What is Topology Optimization?
Topology optimization is a mathematical method that determines the best material distribution within a given design space. By applying this method, engineers can identify the optimal shape and structure that maximize performance while minimizing weight and material use. This process is particularly useful in designing crash structures, where strength and energy absorption are paramount.
Application in Automotive Crash Structures
In automotive engineering, crash structures such as bumpers, crumple zones, and side-impact beams are essential for absorbing collision energy. Using topology optimization, designers can develop structures that deform in controlled ways, dissipating energy efficiently and reducing the force transferred to passengers.
This approach allows for the creation of complex geometries that traditional design methods might not achieve. The resulting structures are often lighter, which contributes to overall vehicle efficiency without compromising safety.

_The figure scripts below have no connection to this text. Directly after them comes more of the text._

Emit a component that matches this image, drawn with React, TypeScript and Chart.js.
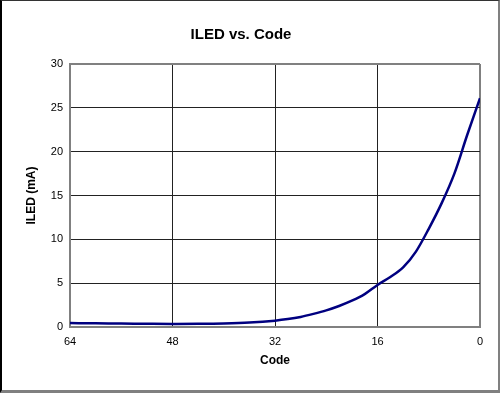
import React, { useEffect, useRef } from "react";
import { Chart, registerables } from "chart.js";

Chart.register(...registerables);

const codes = [64, 60, 56, 52, 48, 44, 40, 36, 32, 30, 28, 26, 24, 22, 20, 18, 16, 14, 12, 10, 8, 6, 4, 2, 0];
const iledMA = [0.45, 0.42, 0.4, 0.37, 0.35, 0.36, 0.4, 0.5, 0.72, 0.9, 1.15, 1.5, 1.9, 2.4, 3.0, 3.75, 4.8, 5.7, 6.8, 8.6, 11.2, 14.1, 17.5, 21.9, 26.1];
const xTicks = [64, 48, 32, 16, 0];
const yTicks = [0, 5, 10, 15, 20, 25, 30];

const W = 496;
const H = 389;

export default function App() {
  const ref = useRef<HTMLCanvasElement | null>(null);
  useEffect(() => {
    if (!ref.current) return;
    const font = "'Liberation Sans', Arial, Helvetica, sans-serif";
    const chart = new Chart(ref.current, {
      type: "line",
      data: {
        datasets: [
          {
            label: "ILED",
            data: codes.map((c, i) => ({ x: c, y: iledMA[i] })),
            borderColor: "#000080",
            backgroundColor: "#000080",
            borderWidth: 2.5,
            pointRadius: 0,
            cubicInterpolationMode: "monotone",
            fill: false,
          },
        ],
      },
      options: {
        responsive: false,
        animation: false,
        layout: { padding: { left: 0, right: 18, top: 0, bottom: 0 } },
        plugins: {
          legend: { display: false },
          tooltip: { enabled: false },
          title: {
            display: true,
            text: "ILED vs. Code",
            color: "#000",
            font: { family: font, size: 15, weight: "bold", lineHeight: 1.2 },
            padding: { top: 25, bottom: 20 },
          },
        },
        scales: {
          x: {
            type: "linear",
            min: 0,
            max: 64,
            reverse: true,
            afterBuildTicks: (s: any) => {
              s.ticks = xTicks.map((v) => ({ value: v }));
            },
            afterFit: (s: any) => {
              s.height = 63;
            },
            ticks: {
              color: "#000",
              font: { family: font, size: 11 },
              padding: 8,
              maxRotation: 0,
            },
            grid: {
              drawTicks: false,
              color: (ctx: any) =>
                ctx.tick && (ctx.tick.value === 0 || ctx.tick.value === 64) ? "#808080" : "#222",
              lineWidth: (ctx: any) =>
                ctx.tick && (ctx.tick.value === 0 || ctx.tick.value === 64) ? 2 : 1,
            },
            border: { display: true, color: "#808080", width: 2 },
            title: {
              display: true,
              text: "Code",
              color: "#000",
              font: { family: font, size: 12, weight: "bold", lineHeight: 1.2 },
              padding: { top: 0, bottom: 22 },
            },
          },
          y: {
            type: "linear",
            min: 0,
            max: 30,
            afterBuildTicks: (s: any) => {
              s.ticks = yTicks.map((v) => ({ value: v }));
            },
            afterFit: (s: any) => {
              s.width = 68;
            },
            ticks: {
              color: "#000",
              font: { family: font, size: 11 },
              padding: 7,
            },
            grid: {
              drawTicks: false,
              color: (ctx: any) =>
                ctx.tick && (ctx.tick.value === 0 || ctx.tick.value === 30) ? "#808080" : "#222",
              lineWidth: (ctx: any) =>
                ctx.tick && (ctx.tick.value === 0 || ctx.tick.value === 30) ? 2 : 1,
            },
            border: { display: true, color: "#808080", width: 2 },
            title: {
              display: true,
              text: "ILED (mA)",
              color: "#000",
              font: { family: font, size: 12, weight: "bold", lineHeight: 1.2 },
              padding: { top: 22, bottom: 0 },
            },
          },
        },
      },
    });
    return () => chart.destroy();
  }, []);

  return (
    <div
      style={{
        position: "absolute",
        left: 0,
        top: 0,
        width: W,
        height: H,
        background: "#fff",
        borderTop: "1px solid #333",
        borderLeft: "2px solid #000",
        borderRight: "2px solid #808080",
        borderBottom: "3px solid #808080",
      }}
    >
      <canvas ref={ref} width={W} height={H} style={{ display: "block", width: W, height: H }} />
    </div>
  );
}
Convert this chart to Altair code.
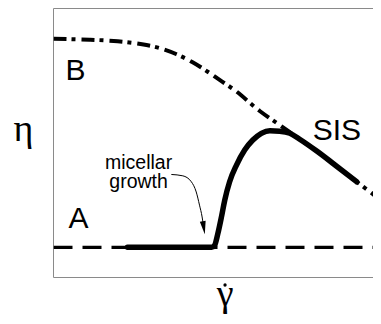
import altair as alt
import pandas as pd

# ---- data (arbitrary schematic units, x: shear rate, y: viscosity) ----
X_DOMAIN = [0, 97.6]
Y_DOMAIN = [0, 100]

# curve B (dash-dot)
b_x = [0, 5.8, 11.0, 19.6, 28.4, 32.4, 37.6, 42.5, 47.1, 51.4, 55.4, 63.0, 69.1, 75.2, 80.3, 85.4, 92.6, 96.0, 100]
b_y = [88.8, 88.6, 88.4, 87.8, 86.4, 85.3, 83.0, 80.0, 76.5, 72.9, 69.6, 61.9, 56.7, 51.4, 47.1, 42.4, 35.6, 32.5, 28.7]

# curve A (dashed, constant)
a_x = [0, 100]
a_y = [11.2, 11.2]

# SIS curve (solid)
s_x = [22.6, 48.3, 49.2, 50.2, 51.3, 52.3, 53.8, 55.9, 58.4, 60.9, 63.5, 66.1, 69.1, 72.2, 75.2, 80.3, 85.4, 92.6]
s_y = [11.2, 11.2, 11.9, 16.3, 22.5, 28.7, 35.6, 41.8, 47.4, 51.1, 53.6, 54.6, 54.4, 53.6, 51.4, 47.1, 42.4, 35.6]

# annotation arrow
arr_x = [36.0, 39.5, 42.1, 43.6, 44.6, 45.4, 45.7]
arr_y = [38.3, 37.8, 35.6, 31.8, 26.9, 22.5, 20.1]
head_x = [45.9]
head_y = [18.5]

# labels
lab_sans = ["B", "A", "SIS"]
lab_sans_x = [3.7, 4.6, 79.2]
lab_sans_y = [73.5, 18.3, 51.1]

note_lines = ["micellar", "growth"]
note_x = [26.0, 26.0]
note_y = [40.3, 33.3]

lab_serif = ["\u03b7", "\u03b3"]
lab_serif_x = [-9.2, 52.4]
lab_serif_y = [50.6, -10.6]

# the "dot" over gamma (time derivative)
gdot_x = [52.4]
gdot_y = [-2.8]

# ---- chart ----
xs = alt.Scale(domain=X_DOMAIN, nice=False, zero=False)
ys = alt.Scale(domain=Y_DOMAIN, nice=False, zero=False)

def X(f="x"):
    return alt.X(f"{f}:Q", scale=xs, axis=None)

def Y(f="y"):
    return alt.Y(f"{f}:Q", scale=ys, axis=None)

frame = pd.DataFrame({
    "x": [X_DOMAIN[0], X_DOMAIN[0], X_DOMAIN[0]],
    "x2": [X_DOMAIN[0], X_DOMAIN[1], X_DOMAIN[1]],
    "y": [Y_DOMAIN[0], Y_DOMAIN[1], Y_DOMAIN[0]],
    "y2": [Y_DOMAIN[1], Y_DOMAIN[1], Y_DOMAIN[0]],
})
frame_layer = alt.Chart(frame).mark_rule(color="#8a8a8a", strokeWidth=1).encode(
    x=X(), x2="x2:Q", y=Y(), y2="y2:Q")

b_layer = alt.Chart(pd.DataFrame({"x": b_x, "y": b_y})).mark_line(
    color="black", strokeWidth=4, strokeDash=[13, 5, 4, 6], interpolate="monotone", clip=True
).encode(x=X(), y=Y())

a_layer = alt.Chart(pd.DataFrame({"x": a_x, "y": a_y})).mark_line(
    color="black", strokeWidth=3.3, strokeDash=[19, 10], clip=True
).encode(x=X(), y=Y())

s_layer = alt.Chart(pd.DataFrame({"x": s_x, "y": s_y})).mark_line(
    color="black", strokeWidth=5.5, strokeCap="round", strokeJoin="round", interpolate="monotone"
).encode(x=X(), y=Y())

arr_layer = alt.Chart(pd.DataFrame({"x": arr_x, "y": arr_y})).mark_line(
    color="black", strokeWidth=1, interpolate="monotone"
).encode(x=X(), y=Y())

head_layer = alt.Chart(pd.DataFrame({"x": head_x, "y": head_y})).mark_point(
    shape="M-0.45,-1 L0.45,-1 L0,1 Z", filled=True, color="black", opacity=1,
    size=169, angle=351
).encode(x=X(), y=Y())

sans_layer = alt.Chart(pd.DataFrame({"x": lab_sans_x, "y": lab_sans_y, "t": lab_sans})).mark_text(
    font="Liberation Sans", fontSize=30, align="left", baseline="alphabetic", color="black"
).encode(x=X(), y=Y(), text="t:N")

note_layer = alt.Chart(pd.DataFrame({"x": note_x, "y": note_y, "t": note_lines})).mark_text(
    font="Liberation Sans", fontSize=19.5, align="center", baseline="alphabetic", color="black"
).encode(x=X(), y=Y(), text="t:N")

serif_layer = alt.Chart(pd.DataFrame({"x": lab_serif_x, "y": lab_serif_y, "t": lab_serif})).mark_text(
    font="Liberation Serif", fontSize=38, align="center", baseline="alphabetic", color="black"
).encode(x=X(), y=Y(), text="t:N")

gdot_layer = alt.Chart(pd.DataFrame({"x": gdot_x, "y": gdot_y})).mark_point(
    shape="circle", filled=True, color="black", opacity=1, size=11
).encode(x=X(), y=Y())

chart = alt.layer(
    frame_layer, b_layer, a_layer, s_layer, arr_layer, head_layer,
    sans_layer, note_layer, serif_layer, gdot_layer
).properties(
    width=319.5, height=269,
    padding={"left": 45.5, "top": 0.5, "right": 0, "bottom": 38.5},
    autosize=alt.AutoSizeParams(type="none"),
).configure_view(stroke=None)

chart.save("out.html", embed_options={"renderer": "svg", "actions": False})
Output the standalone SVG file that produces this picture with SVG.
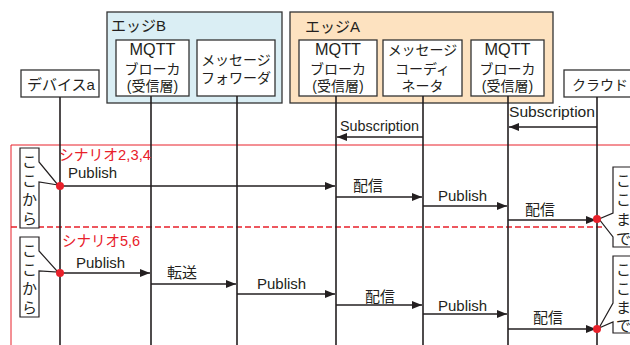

Benefits of Topology Optimization
- Weight Reduction: Lighter crash components improve fuel efficiency and reduce emissions.
- Enhanced Safety: Optimized structures better absorb impact energy, protecting occupants.
- Material Efficiency: Reduced material use lowers manufacturing costs and environmental impact.
- Design Innovation: Enables the development of complex, innovative shapes that improve performance.
Challenges and Future Directions
Despite its advantages, topology optimization requires significant computational resources and expertise. Integrating these methods into existing design workflows can be challenging. However, advancements in software and computing power are making these techniques more accessible.
Future research aims to combine topology optimization with additive manufacturing, allowing for the production of highly complex crash structures tailored to specific safety requirements. This synergy promises to revolutionize automotive safety design in the coming years.